■ **Given data**

++++++++++++++++++++

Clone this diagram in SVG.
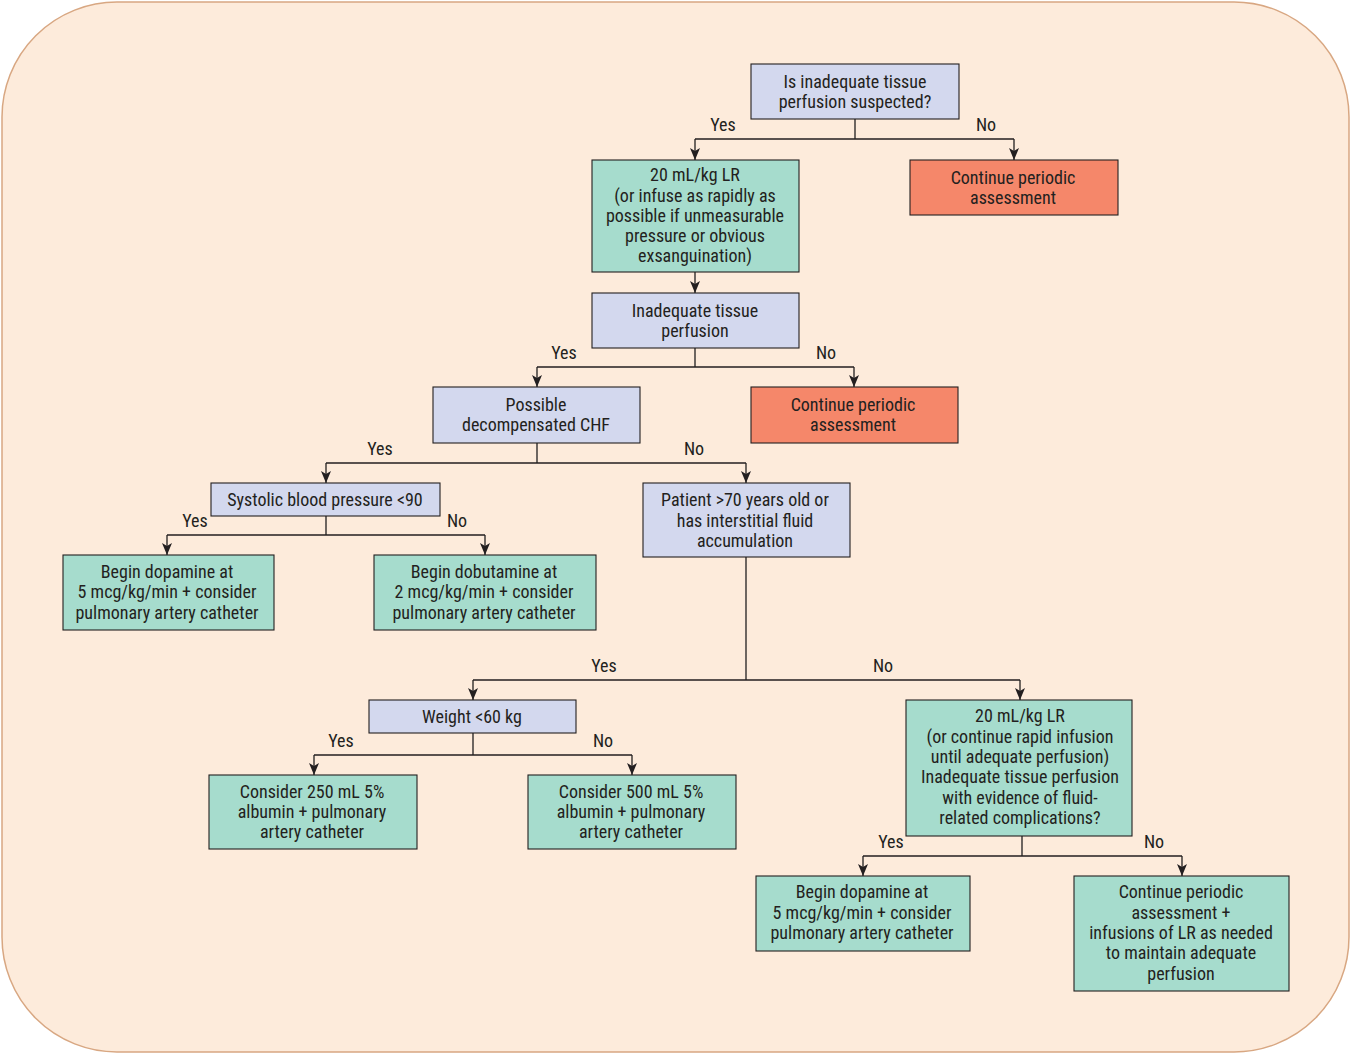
<svg xmlns="http://www.w3.org/2000/svg" width="1352" height="1055" viewBox="0 0 1352 1055">
<defs>
<marker id="ah" markerWidth="12" markerHeight="10" refX="12" refY="5" orient="auto" markerUnits="userSpaceOnUse" viewBox="0 0 12 10">
<path d="M0,0 L12,5 L0,10 L3,5 Z" fill="#231f20"/>
</marker>
<style>
text{font-family:"Liberation Sans Narrow","Roboto Condensed","Liberation Sans",sans-serif;font-size:18px;fill:#231f20;text-anchor:middle}
.b{fill:#d3d8ee;stroke:#231f20;stroke-width:1.1}
.g{fill:#a6dccd;stroke:#231f20;stroke-width:1.1}
.o{fill:#f5876a;stroke:#231f20;stroke-width:1.1}
.c path{fill:none;stroke:#231f20;stroke-width:1.3}
.c path.a{marker-end:url(#ah)}
</style>
</defs>
<rect x="2" y="2" width="1347" height="1050" rx="115" ry="115" fill="#fdebdb" stroke="#d8a782" stroke-width="1.5"/>

<g id="connectors" class="c">
<path d="M855,119 V139 M695,139 H1014"/>
<path class="a" d="M695,139 V160"/>
<path class="a" d="M1014,139 V160"/>
<path class="a" d="M695,272 V293"/>
<path d="M695,348 V367 M537,367 H854"/>
<path class="a" d="M537,367 V387"/>
<path class="a" d="M854,367 V387"/>
<path d="M537,443 V463 M326,463 H746"/>
<path class="a" d="M326,463 V483"/>
<path class="a" d="M746,463 V483"/>
<path d="M326,516 V535 M167,535 H485"/>
<path class="a" d="M167,535 V555"/>
<path class="a" d="M485,535 V555"/>
<path d="M746,557 V680 M473,680 H1020"/>
<path class="a" d="M473,680 V700"/>
<path class="a" d="M1020,680 V700"/>
<path d="M473,733 V755 M314,755 H632"/>
<path class="a" d="M314,755 V775"/>
<path class="a" d="M632,755 V775"/>
<path d="M1022,836 V856 M863,856 H1182"/>
<path class="a" d="M863,856 V876"/>
<path class="a" d="M1182,856 V876"/>
<text x="723" y="131">Yes</text>
<text x="986" y="131">No</text>
<text x="564" y="359">Yes</text>
<text x="826" y="359">No</text>
<text x="380" y="455">Yes</text>
<text x="694" y="455">No</text>
<text x="195" y="527">Yes</text>
<text x="457" y="527">No</text>
<text x="604" y="672">Yes</text>
<text x="883" y="672">No</text>
<text x="341" y="747">Yes</text>
<text x="603" y="747">No</text>
<text x="891" y="848">Yes</text>
<text x="1154" y="848">No</text>
</g>

<g id="n1"><rect class="b" x="751" y="64" width="208" height="55"/>
<text x="855" y="88">Is inadequate tissue</text><text x="855" y="108">perfusion suspected?</text></g>
<g id="n2"><rect class="g" x="592" y="160" width="207" height="112"/>
<text x="695" y="181">20 mL/kg LR</text><text x="695" y="202">(or infuse as rapidly as</text><text x="695" y="222">possible if unmeasurable</text><text x="695" y="242">pressure or obvious</text><text x="695" y="262">exsanguination)</text></g>
<g id="n3"><rect class="o" x="910" y="160" width="208" height="55"/>
<text x="1013" y="184">Continue periodic</text><text x="1013" y="204">assessment</text></g>
<g id="n4"><rect class="b" x="592" y="293" width="207" height="55"/>
<text x="695" y="317">Inadequate tissue</text><text x="695" y="337">perfusion</text></g>
<g id="n5"><rect class="b" x="433" y="387" width="207" height="56"/>
<text x="536" y="411">Possible</text><text x="536" y="431">decompensated CHF</text></g>
<g id="n6"><rect class="o" x="751" y="387" width="207" height="56"/>
<text x="853" y="411">Continue periodic</text><text x="853" y="431">assessment</text></g>
<g id="n7"><rect class="b" x="211" y="483" width="229" height="33"/>
<text x="325" y="506">Systolic blood pressure &lt;90</text></g>
<g id="n8"><rect class="b" x="643" y="483" width="207" height="74"/>
<text x="745" y="506">Patient &gt;70 years old or</text><text x="745" y="527">has interstitial fluid</text><text x="745" y="547">accumulation</text></g>
<g id="n9"><rect class="g" x="63" y="555" width="211" height="75"/>
<text x="167" y="578">Begin dopamine at</text><text x="167" y="598">5 mcg/kg/min + consider</text><text x="167" y="619">pulmonary artery catheter</text></g>
<g id="n10"><rect class="g" x="374" y="555" width="222" height="75"/>
<text x="484" y="578">Begin dobutamine at</text><text x="484" y="598">2 mcg/kg/min + consider</text><text x="484" y="619">pulmonary artery catheter</text></g>
<g id="n11"><rect class="b" x="369" y="700" width="207" height="33"/>
<text x="472" y="723">Weight &lt;60 kg</text></g>
<g id="n12"><rect class="g" x="906" y="700" width="226" height="136"/>
<text x="1020" y="722">20 mL/kg LR</text><text x="1020" y="743">(or continue rapid infusion</text><text x="1020" y="763">until adequate perfusion)</text><text x="1020" y="783">Inadequate tissue perfusion</text><text x="1020" y="804">with evidence of fluid-</text><text x="1020" y="824">related complications?</text></g>
<g id="n13"><rect class="g" x="209" y="775" width="208" height="74"/>
<text x="312" y="798">Consider 250 mL 5%</text><text x="312" y="818">albumin + pulmonary</text><text x="312" y="838">artery catheter</text></g>
<g id="n14"><rect class="g" x="528" y="775" width="208" height="74"/>
<text x="631" y="798">Consider 500 mL 5%</text><text x="631" y="818">albumin + pulmonary</text><text x="631" y="838">artery catheter</text></g>
<g id="n15"><rect class="g" x="756" y="876" width="214" height="75"/>
<text x="862" y="898">Begin dopamine at</text><text x="862" y="919">5 mcg/kg/min + consider</text><text x="862" y="939">pulmonary artery catheter</text></g>
<g id="n16"><rect class="g" x="1074" y="876" width="215" height="115"/>
<text x="1181" y="898">Continue periodic</text><text x="1181" y="919">assessment +</text><text x="1181" y="939">infusions of LR as needed</text><text x="1181" y="959">to maintain adequate</text><text x="1181" y="980">perfusion</text></g>
</svg>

++++++++++++++++++++

■ **Set problem**
Go through the listing above and quote it exactly, apart from its images.

■ **Response to this exercise**
Clone this diagram in SVG.
<svg xmlns="http://www.w3.org/2000/svg" width="1352" height="1055" viewBox="0 0 1352 1055">
<defs>
<marker id="ah" markerWidth="12" markerHeight="10" refX="12" refY="5" orient="auto" markerUnits="userSpaceOnUse" viewBox="0 0 12 10">
<path d="M0,0 L12,5 L0,10 L3,5 Z" fill="#231f20"/>
</marker>
<style>
text{font-family:"Liberation Sans Narrow","Roboto Condensed","Liberation Sans",sans-serif;font-size:18px;fill:#231f20;text-anchor:middle}
.b{fill:#d3d8ee;stroke:#231f20;stroke-width:1.1}
.g{fill:#a6dccd;stroke:#231f20;stroke-width:1.1}
.o{fill:#f5876a;stroke:#231f20;stroke-width:1.1}
.c path{fill:none;stroke:#231f20;stroke-width:1.3}
.c path.a{marker-end:url(#ah)}
</style>
</defs>
<rect x="2" y="2" width="1347" height="1050" rx="115" ry="115" fill="#fdebdb" stroke="#d8a782" stroke-width="1.5"/>

<g id="connectors" class="c">
<path d="M855,119 V139 M695,139 H1014"/>
<path class="a" d="M695,139 V160"/>
<path class="a" d="M1014,139 V160"/>
<path class="a" d="M695,272 V293"/>
<path d="M695,348 V367 M537,367 H854"/>
<path class="a" d="M537,367 V387"/>
<path class="a" d="M854,367 V387"/>
<path d="M537,443 V463 M326,463 H746"/>
<path class="a" d="M326,463 V483"/>
<path class="a" d="M746,463 V483"/>
<path d="M326,516 V535 M167,535 H485"/>
<path class="a" d="M167,535 V555"/>
<path class="a" d="M485,535 V555"/>
<path d="M746,557 V680 M473,680 H1020"/>
<path class="a" d="M473,680 V700"/>
<path class="a" d="M1020,680 V700"/>
<path d="M473,733 V755 M314,755 H632"/>
<path class="a" d="M314,755 V775"/>
<path class="a" d="M632,755 V775"/>
<path d="M1022,836 V856 M863,856 H1182"/>
<path class="a" d="M863,856 V876"/>
<path class="a" d="M1182,856 V876"/>
<text x="723" y="131">Yes</text>
<text x="986" y="131">No</text>
<text x="564" y="359">Yes</text>
<text x="826" y="359">No</text>
<text x="380" y="455">Yes</text>
<text x="694" y="455">No</text>
<text x="195" y="527">Yes</text>
<text x="457" y="527">No</text>
<text x="604" y="672">Yes</text>
<text x="883" y="672">No</text>
<text x="341" y="747">Yes</text>
<text x="603" y="747">No</text>
<text x="891" y="848">Yes</text>
<text x="1154" y="848">No</text>
</g>

<g id="n1"><rect class="b" x="751" y="64" width="208" height="55"/>
<text x="855" y="88">Is inadequate tissue</text><text x="855" y="108">perfusion suspected?</text></g>
<g id="n2"><rect class="g" x="592" y="160" width="207" height="112"/>
<text x="695" y="181">20 mL/kg LR</text><text x="695" y="202">(or infuse as rapidly as</text><text x="695" y="222">possible if unmeasurable</text><text x="695" y="242">pressure or obvious</text><text x="695" y="262">exsanguination)</text></g>
<g id="n3"><rect class="o" x="910" y="160" width="208" height="55"/>
<text x="1013" y="184">Continue periodic</text><text x="1013" y="204">assessment</text></g>
<g id="n4"><rect class="b" x="592" y="293" width="207" height="55"/>
<text x="695" y="317">Inadequate tissue</text><text x="695" y="337">perfusion</text></g>
<g id="n5"><rect class="b" x="433" y="387" width="207" height="56"/>
<text x="536" y="411">Possible</text><text x="536" y="431">decompensated CHF</text></g>
<g id="n6"><rect class="o" x="751" y="387" width="207" height="56"/>
<text x="853" y="411">Continue periodic</text><text x="853" y="431">assessment</text></g>
<g id="n7"><rect class="b" x="211" y="483" width="229" height="33"/>
<text x="325" y="506">Systolic blood pressure &lt;90</text></g>
<g id="n8"><rect class="b" x="643" y="483" width="207" height="74"/>
<text x="745" y="506">Patient &gt;70 years old or</text><text x="745" y="527">has interstitial fluid</text><text x="745" y="547">accumulation</text></g>
<g id="n9"><rect class="g" x="63" y="555" width="211" height="75"/>
<text x="167" y="578">Begin dopamine at</text><text x="167" y="598">5 mcg/kg/min + consider</text><text x="167" y="619">pulmonary artery catheter</text></g>
<g id="n10"><rect class="g" x="374" y="555" width="222" height="75"/>
<text x="484" y="578">Begin dobutamine at</text><text x="484" y="598">2 mcg/kg/min + consider</text><text x="484" y="619">pulmonary artery catheter</text></g>
<g id="n11"><rect class="b" x="369" y="700" width="207" height="33"/>
<text x="472" y="723">Weight &lt;60 kg</text></g>
<g id="n12"><rect class="g" x="906" y="700" width="226" height="136"/>
<text x="1020" y="722">20 mL/kg LR</text><text x="1020" y="743">(or continue rapid infusion</text><text x="1020" y="763">until adequate perfusion)</text><text x="1020" y="783">Inadequate tissue perfusion</text><text x="1020" y="804">with evidence of fluid-</text><text x="1020" y="824">related complications?</text></g>
<g id="n13"><rect class="g" x="209" y="775" width="208" height="74"/>
<text x="312" y="798">Consider 250 mL 5%</text><text x="312" y="818">albumin + pulmonary</text><text x="312" y="838">artery catheter</text></g>
<g id="n14"><rect class="g" x="528" y="775" width="208" height="74"/>
<text x="631" y="798">Consider 500 mL 5%</text><text x="631" y="818">albumin + pulmonary</text><text x="631" y="838">artery catheter</text></g>
<g id="n15"><rect class="g" x="756" y="876" width="214" height="75"/>
<text x="862" y="898">Begin dopamine at</text><text x="862" y="919">5 mcg/kg/min + consider</text><text x="862" y="939">pulmonary artery catheter</text></g>
<g id="n16"><rect class="g" x="1074" y="876" width="215" height="115"/>
<text x="1181" y="898">Continue periodic</text><text x="1181" y="919">assessment +</text><text x="1181" y="939">infusions of LR as needed</text><text x="1181" y="959">to maintain adequate</text><text x="1181" y="980">perfusion</text></g>
</svg>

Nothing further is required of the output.